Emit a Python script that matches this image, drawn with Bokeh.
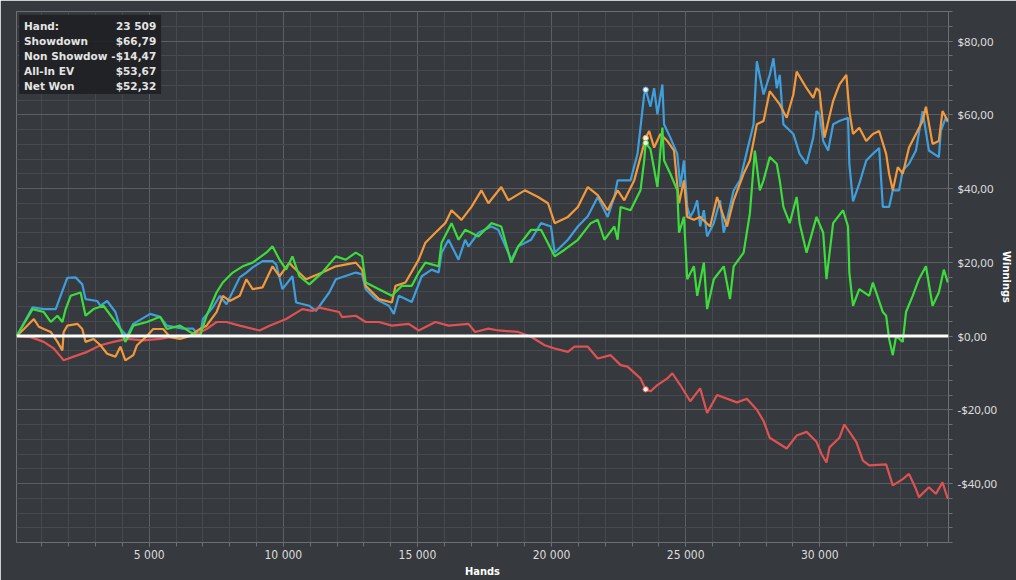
from bokeh.plotting import figure
from bokeh.models import Range1d, FixedTicker, Span, BoxAnnotation, ColumnDataSource
from bokeh.core.properties import value
from bokeh.embed import file_html
from bokeh.resources import INLINE

# ---------------- data ----------------
showdown_hands = [56, 649, 1068, 1513, 1624, 1947, 2254, 2503, 2625, 3059, 3181, 3430, 3738, 3923, 4172, 4405,
                  5036, 5406, 5655, 6259, 6630, 6890, 7001, 7372, 7632, 7880, 8373, 8621, 8855, 9226, 9597, 9734,
                  9967, 10338, 10475, 10968, 11217, 11710, 11958, 12700, 12934, 13071, 13442, 13935, 14120, 14306,
                  14788, 14925, 15159, 15530, 15789, 15900, 16160, 16531, 16779, 16902, 17273, 17755, 18014, 18385,
                  18495, 18755, 19237, 19608, 19978, 20116, 20609, 20980, 21351, 21722, 22093, 22341, 22463, 22945,
                  23205, 23454, 23509, 23687, 23824, 23947, 24132, 24195, 24429, 24688, 24799, 24936, 25059, 25170,
                  25307, 25430, 25541, 25678, 25800, 26049, 26282, 26420, 26542, 26790, 27024, 27283, 27532, 27654,
                  27903, 28136, 28274, 28396, 28507, 28644, 29015, 29249, 29508, 29757, 29879, 29990, 30128, 30313,
                  30498, 30732, 31054, 31103, 31240, 31474, 31733, 31981, 32215, 32352, 32586, 32723, 32957, 33094,
                  33328, 33587, 33835, 34069, 34440, 34514, 34699, 34774]
showdown_values = [0, 7.8, 7.3, 7.3, 9.5, 15.8, 15.9, 14, 10, 9.5, 8.2, 9.5, 6.5, 2, 0, 3.3,
                   6, 5.2, 2.8, 2, 2, 0, 4.6, 7.8, 10.9, 8.6, 15.9, 17.2, 18.6, 20.3, 20.3, 19.4,
                   12.7, 16.2, 9.1, 8.2, 6.8, 11.8, 15.4, 17.2, 16.7, 12.7, 10, 8.2, 6, 10.9,
                   9.2, 11.8, 16.2, 18, 17.2, 22.6, 26.1, 20.7, 26.1, 24.3, 28, 29.7, 28.8, 22.6,
                   20.7, 24.3, 26.1, 30.6, 29.7, 22.6, 26.1, 29.7, 32.5, 37.7, 32.3, 37.7, 42.2, 42.2,
                   49.4, 65.5, 66.79, 62.2, 67.2, 60.1, 68.2, 57.4, 53.8, 49.4, 40.4, 47.6, 35, 32.3,
                   34.1, 36.8, 29.7, 34.1, 27, 30.6, 36.8, 28, 31.5, 39.5, 42.2, 50, 57.4, 74.5,
                   65.5, 70.8, 75.3, 67.2, 70.8, 57.4, 54.8, 49.4, 46.7, 53.8, 61, 60.1, 52.9, 50.3,
                   57.4, 58.3, 59.2, 46.7, 36.5, 41.3, 47.6, 49.4, 51, 35, 35, 39.5, 39.5, 44.9,
                   46.7, 50.3, 61, 50.3, 48.5, 55.6, 59.2, 58]

nonshowdown_hands = [56, 586, 1068, 1439, 1698, 1809, 2180, 2688, 3181, 3663, 4172, 4776, 5406, 6026, 6630, 7138,
                     7509, 7880, 8373, 9114, 9485, 10104, 10597, 10709, 11079, 11339, 12081, 12192, 12700, 13071,
                     13564, 14046, 14677, 15047, 15667, 16160, 16902, 17150, 17643, 18014, 18755, 19237, 19745,
                     20116, 20609, 20857, 21351, 21722, 22204, 22574, 22834, 23316, 23509, 23687, 23947, 24317,
                     24503, 24799, 25170, 25541, 25800, 26171, 26913, 27283, 27654, 27903, 28136, 28767, 29138,
                     29508, 29879, 30063, 30250, 30363, 30732, 30917, 31362, 31610, 31844, 32475, 32723, 33094,
                     33328, 33587, 33698, 34069, 34329, 34577, 34774]
nonshowdown_values = [0, -0.3, -1.6, -3.4, -5.6, -6.6, -5.6, -4.3, -2.5, -1.6, -0.8, -1.2, -0.8, 0, 0, 1.9,
                      3.8, 3.8, 2.8, 1.5, 2.8, 4.6, 6.8, 7.3, 6.8, 7.7, 6.5, 5.1, 5.5, 3.8,
                      3.8, 2.8, 3.3, 1.5, 3.8, 2.8, 3.3, 1.1, 2, 1.5, 1.1, -0.2, -2.5,
                      -3.4, -4.3, -2.9, -2.9, -6.1, -5.2, -7.9, -8.3, -11.5, -14.47, -15, -13.3, -11.5,
                      -10.1, -13.3, -17.7, -14.2, -20.9, -16, -18, -17, -20, -23, -27.6, -30.5, -27,
                      -26, -28.7, -32, -34.3, -30.2, -27.6, -24, -28.7, -33.8, -35.1, -34.8, -40.5, -38.8,
                      -37.4, -41.5, -43.7, -41, -42.8, -39.7, -44.2]

allin_hands = [56, 326, 697, 882, 1068, 1327, 1576, 1761, 1809, 1947, 2318, 2503, 2625, 2922, 3181, 3430, 3738,
               3923, 4109, 4405, 4542, 4913, 5147, 5518, 5777, 6148, 6518, 6890, 7138, 7509, 7742, 8002, 8373,
               8621, 8855, 9226, 9597, 9856, 10227, 10338, 10846, 11450, 11958, 12700, 12934, 13071, 13564,
               14046, 14183, 14554, 15047, 15296, 15667, 16037, 16271, 16642, 17013, 17384, 17643, 18125, 18385,
               19003, 19496, 19867, 20116, 20609, 20980, 21351, 21722, 22093, 22463, 22712, 23082, 23316, 23509,
               23640, 23824, 24058, 24317, 24565, 24753, 24936, 25059, 25307, 25541, 25912, 26171, 26542, 26790,
               27161, 27395, 27654, 27903, 28136, 28507, 28767, 29015, 29138, 29508, 29757, 29879, 29990, 30176,
               30498, 30732, 30991, 31103, 31240, 31474, 31733, 31981, 32215, 32475, 32586, 32723, 32909, 33094,
               33328, 33587, 33835, 33958, 34206, 34440, 34577, 34774]
allin_values = [0, 1.9, 4.6, 2.5, 1.9, 1.1, -1.6, -3.9, 1.1, 2.8, 3.3, 1.9, -1.6, -0.8, -2.5, -4.8, -5.6,
                -2.9, -6.6, -5.2, -2.5, 0, 1.9, 1.9, -0.3, -0.8, 0, 1.9, 2.8, 6.5, 10.9, 9.5, 10.9,
                15.4, 12.7, 13.2, 18.9, 16.2, 19.9, 18.9, 15.4, 17.2, 18.9, 19.9, 18, 13.6, 10,
                9.1, 13.6, 14.5, 20.7, 25.3, 28, 30.6, 34.1, 31.5, 35, 39.5, 36, 40.4, 36.8,
                39.5, 37.7, 36, 30.6, 32.3, 35, 40.4, 38.2, 34.1, 39.5, 36.8, 42.2, 48.5, 53.67,
                55.6, 51.1, 54.8, 52.9, 50.3, 36, 42.2, 32.3, 31.5, 32.3, 29.7, 37.7, 29.7, 36.8,
                44, 47.6, 57.4, 58.3, 66.4, 62.8, 59.2, 65.5, 71.7, 67.2, 64.6, 67.2, 66.4, 53.8,
                63.7, 68.2, 70.8, 61, 54.8, 56.5, 52.9, 54.8, 55.6, 49.4, 44, 39.5, 45.8, 44,
                51.1, 54.8, 58.3, 62.2, 52.1, 52.9, 61, 58.3]

netwon_hands = [56, 400, 649, 1068, 1327, 1576, 1761, 1884, 2069, 2440, 2625, 2922, 3293, 3663, 3923, 4109, 4405,
                4913, 5406, 5655, 6148, 6518, 6890, 7138, 7509, 7742, 8113, 8484, 8855, 9363, 9597, 9856, 10104,
                10338, 10597, 10968, 11450, 11958, 12329, 12700, 12934, 13071, 13564, 14046, 14417, 14788, 15047,
                15296, 15789, 15900, 16271, 16531, 16779, 17273, 17755, 18125, 18495, 18755, 19237, 19608, 20116,
                20486, 20980, 21462, 21722, 21970, 22341, 22463, 22574, 22945, 23316, 23454, 23509, 23687, 23947,
                24132, 24195, 24429, 24688, 24753, 24936, 25059, 25307, 25430, 25678, 25800, 26049, 26420, 26653,
                26790, 27161, 27395, 27580, 27766, 27903, 28136, 28396, 28507, 28644, 28878, 29138, 29249, 29508,
                29879, 30128, 30250, 30498, 30869, 31054, 31103, 31240, 31474, 31844, 31981, 32352, 32475, 32586,
                32723, 32848, 33094, 33216, 33465, 33698, 33958, 34206, 34440, 34626, 34774]
netwon_values = [0, 4.2, 7.3, 6.5, 3.8, 5.5, 3.8, 7.3, 10.9, 11.8, 5.5, 7.3, 8.2, 4.6, 1.9, -1.6, 2.8,
                 3.8, 5.2, 1.9, 2.8, 1.1, 0, 5.5, 11.8, 14.5, 17.2, 18.9, 19.9, 22.6, 24.3, 20.7, 18,
                 21.6, 16.2, 14, 17.2, 21.6, 20.7, 22.6, 21.6, 14.5, 12.7, 10.9, 13.6, 13.6, 17.2,
                 19.9, 18.9, 25.3, 30.6, 26.1, 28.8, 27, 30.6, 29.7, 19.9, 24.3, 28.8, 28.8, 21.6,
                 23.4, 26.1, 30.6, 31.5, 26.1, 29.7, 26.1, 35, 34.1, 39.5, 47.6, 52.32, 50.7, 40.4,
                 56.5, 47.6, 44, 39.5, 28, 32.3, 15.4, 18.9, 10.9, 19.9, 7.3, 15.4, 18.9, 10,
                 18.9, 22.6, 33.3, 50.3, 39.5, 42.2, 48.5, 46.7, 42.2, 35, 30.6, 37.7, 30.6, 22.6,
                 32.3, 28, 15.4, 30.6, 34.1, 29.7, 17.2, 8.2, 12.7, 10.9, 14.5, 6.5, 5.5, -0.8,
                 -5.2, 0, -1.6, 6.5, 10.9, 15.4, 18.9, 8.2, 11.8, 18, 14.5]

marker_hand = 23509
tooltip_names = ["Showdown", "Non Showdow", "All-In EV", "Net Won"]

x_tick_values = [5000, 10000, 15000, 20000, 25000, 30000]
x_tick_labels = ["5 000", "10 000", "15 000", "20 000", "25 000", "30 000"]
y_tick_values = [-40, -20, 0, 20, 40, 60, 80]
y_tick_labels = ["-$40,00", "-$20,00", "$0,00", "$20,00", "$40,00", "$60,00", "$80,00"]

# ---------------- style ----------------
BG = "#36393d"
GRID_MAJOR = "#5b5e62"
GRID_MINOR = "#46494d"
FRAME = "#6c6f73"
TXT = "#dcdcdc"
C_BLUE = "#3f9fdc"
C_RED = "#de5252"
C_ORANGE = "#f2993d"
C_GREEN = "#3ddc3d"
NARROW = "'DejaVu Sans Condensed', 'Liberation Sans'"


def money(v):
    s = f"{abs(v):.2f}".replace(".", ",")
    return ("-$" if v < 0 else "$") + s


p = figure(width=1016, height=580, output_backend="svg", toolbar_location=None,
           x_range=Range1d(50, 34800), y_range=Range1d(-56, 88),
           x_axis_location="below", y_axis_location="right",
           background_fill_color=BG, border_fill_color=BG,
           min_border_left=16, min_border_top=11, min_border_right=5, min_border_bottom=5)
p.outline_line_color = FRAME
p.outline_line_width = 1

xa = p.xaxis[0]
xa.ticker = FixedTicker(ticks=x_tick_values, minor_ticks=list(range(1000, 35000, 1000)))
xa.major_label_overrides = dict(zip(x_tick_values, x_tick_labels))
xa.axis_label = "Hands"
ya = p.yaxis[0]
ya.ticker = FixedTicker(ticks=y_tick_values, minor_ticks=list(range(-56, 89, 4)))
ya.major_label_overrides = dict(zip(y_tick_values, y_tick_labels))
ya.axis_label = "Winnings"

for ax in (xa, ya):
    ax.axis_line_color = None
    ax.major_tick_line_color = FRAME
    ax.minor_tick_line_color = FRAME
    ax.major_tick_in = 0
    ax.minor_tick_in = 0
    ax.major_tick_out = 4
    ax.minor_tick_out = 4
    ax.major_label_text_color = TXT
    ax.axis_label_text_color = "#ffffff"
    ax.axis_label_text_font_style = "bold"
    ax.axis_label_standoff = 0
    ax.axis_label_text_font = NARROW
    ax.axis_label_text_font_size = "11px"

xa.major_label_text_font = NARROW
xa.major_label_text_font_size = "12px"
xa.major_label_standoff = 1
ya.major_label_text_font = "Noto Sans"
ya.major_label_text_font_size = "11.5px"
ya.major_label_standoff = 5
ya.major_label_orientation = "horizontal"

p.xgrid.grid_line_color = GRID_MAJOR
p.ygrid.grid_line_color = GRID_MAJOR
p.xgrid.minor_grid_line_color = GRID_MINOR
p.ygrid.minor_grid_line_color = GRID_MINOR

series = [
    (showdown_hands, showdown_values, C_BLUE),
    (nonshowdown_hands, nonshowdown_values, C_RED),
    (allin_hands, allin_values, C_ORANGE),
    (netwon_hands, netwon_values, C_GREEN),
]
for hands, vals, col in series:
    p.line(hands, vals, line_color=col, line_width=2.2)

p.add_layout(Span(location=0, dimension="width", line_color="#ffffff", line_width=3))

marker_vals = [vals[hands.index(marker_hand)] for hands, vals, _ in series]
marker_cols = [col for _, _, col in series]
p.scatter([marker_hand] * 4, marker_vals, size=5.5, fill_color="#f4f1e6",
          line_color=marker_cols, line_width=1)

# ---------------- tooltip box ----------------
p.add_layout(BoxAnnotation(left=150, right=5440, top=87.1, bottom=65.6, level="underlay",
                           fill_color="#1f2123", fill_alpha=0.92, line_color=None))
tip_names = ["Hand:"] + tooltip_names
tip_vals = [f"{marker_hand:,}".replace(",", " ")] + [money(v) for v in marker_vals]
row_y = [84.2 - 4.08 * i for i in range(len(tip_names))]
src = ColumnDataSource(dict(y=row_y, name=tip_names, val=tip_vals,
                            xl=[330] * len(row_y), xr=[5260] * len(row_y)))
r1 = p.text(x="xl", y="y", text="name", source=src, text_color="#e4e4e4",
            text_font=value("DejaVu Sans"), text_font_style="bold", text_font_size="10.5px",
            text_baseline="middle", text_align="left")
r2 = p.text(x="xr", y="y", text="val", source=src, text_color="#e4e4e4",
            text_font=value("DejaVu Sans"), text_font_style="bold", text_font_size="10.5px",
            text_baseline="middle", text_align="right")
r1.level = "overlay"
r2.level = "overlay"

open("out.html", "w").write(file_html(p, INLINE))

REQUIREMENT: Leave out the pictures and repeat the lines from the start of the material through the line with "from bokeh.resources import INLINE", inclusive.

CORRECT RESULT:
Emit a Python script that matches this image, drawn with Bokeh.
from bokeh.plotting import figure
from bokeh.models import Range1d, FixedTicker, Span, BoxAnnotation, ColumnDataSource
from bokeh.core.properties import value
from bokeh.embed import file_html
from bokeh.resources import INLINE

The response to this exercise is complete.